Paris, le 17 octobre 2012 – La commission européenne a rendu public ce mercredi son projet de directive concernant sa politique vis-à-vis des agrocarburants. Ce document marque un coup de frein à leur développement en Europe puisque leur incorporation sera plafonnée à 5%. Mais la Commission reste au milieu du gué quant à l’objet de la directive, la prise en compte du changement d’affectation indirect des sols (CASI). Les huiles végétales, détournées du marché alimentaire pour les agrocarburants, doivent être remplacées par des oléagineux -huile de soja, de palme- dont la culture en Asie ou Amérique Latine est une cause de déforestation et d’importantes émissions de CO².
« Le projet de directive marque un tournant dans le soutien européen aux agrocarburants mais reste dans la demi mesure. D’un coté, la commission reconnait enfin les impacts négatifs des agrocarburants« , explique Jérôme Frignet, chargé de campagne Forêts pour Greenpeace France. « En proposant enfin une valeur chiffrée pour les émissions indirectes de CO2 associées aux agrocarburants, elle officialise le fait que le biodiesel produit en France émet plus de gaz à effet de serre que le diesel fossile.
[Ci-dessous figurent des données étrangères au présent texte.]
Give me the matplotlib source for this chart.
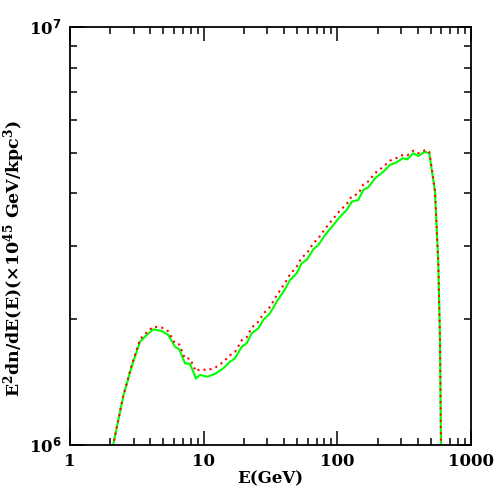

Mais sous la pression des lobbies industriels et d’Etats membres comme la France, elle n’impose pas la prise en compte de ce facteur disqualifiant. »
En décalage, le gouvernement cajole l’industrie à coup de cadeaux fiscaux
Il y a une semaine, Greenpeace publiait un dossier sur l’impact environnemental, économique et financier de la politique française de soutien à la filière des agrocarburants et notamment du biodiesel.
Le gouvernement propose de plafonner leur incorporation à 7%, bien au-dessus des 5% européens. Mais surtout, Jean-Marc Ayrault a pris la décision de prolonger l’exonération fiscale dont bénéficient les agrocarburants jusqu’à la fin 2015.
» La position du gouvernement Français est scandaleuse et épouse les intérêts du lobby des producteurs d’agrocarburants à l’encontre de l’Intérêt général« , explique Jérôme Frignet. « Les députés doivent revenir sur les montants exorbitants alloués au soutien des agrocarburants dans le Projet de loi de Finance 2013.. Rien que pour le biodiesel, il s’agit de 250 millions d’euros, dont 80 millions correspondent à l’annonce de Jean-Marc Ayrault lors de la conférence environnementale. »
Le Ministère de l’agriculture et les industriels français mains dans la main
La filière agrocarburants, dont le leader européen du biodiesel, Sofiproteol, peuvent manifestement compter sur le Ministère de l’agriculture pour relayer certaines contre-vérités et préserver leur « rente » fiscale.
« Sur les emplois, il est sidérant que le Ministère reprenne sans sourciller les affabulations des producteurs de biodiesel« , explique Jérôme Frignet. « Sofiprotéol parle de 12000 emplois directs : pourtant l’usine de Grand-Couronne emploie moins de 100 personnes pour produire 20% de la consommation française de biodiesel… Quant à l’amortissement des investissements, le rapport de la cours des comptes est clair : la filière biodiesel a bénéficié entre 2005 et 2010 de 1,8 milliards d’euros d’exonération fiscale pour un investissement total estimé à environ 500 millions d’euros… »
Le projet de Directive doit maintenant être discuté entre États membres et le Parlement de l’Union européenne. Nul doute que le Ministère de l’agriculture français va continuer à se faire le défenseur zélé d’entreprises comme Sofiprotéol, dont le Président n’est autre que Xavier Beulin, le Président de la puissante FNSEA.
« La commission a envoyé un signal incomplet mais important aujourd’hui. Le gouvernement doit prendre ses responsabilités et mettre un terme au soutien coûteux à une filière dont la l’inefficacité et la nocivité sont désormais reconnus « conclut Jérôme Frignet.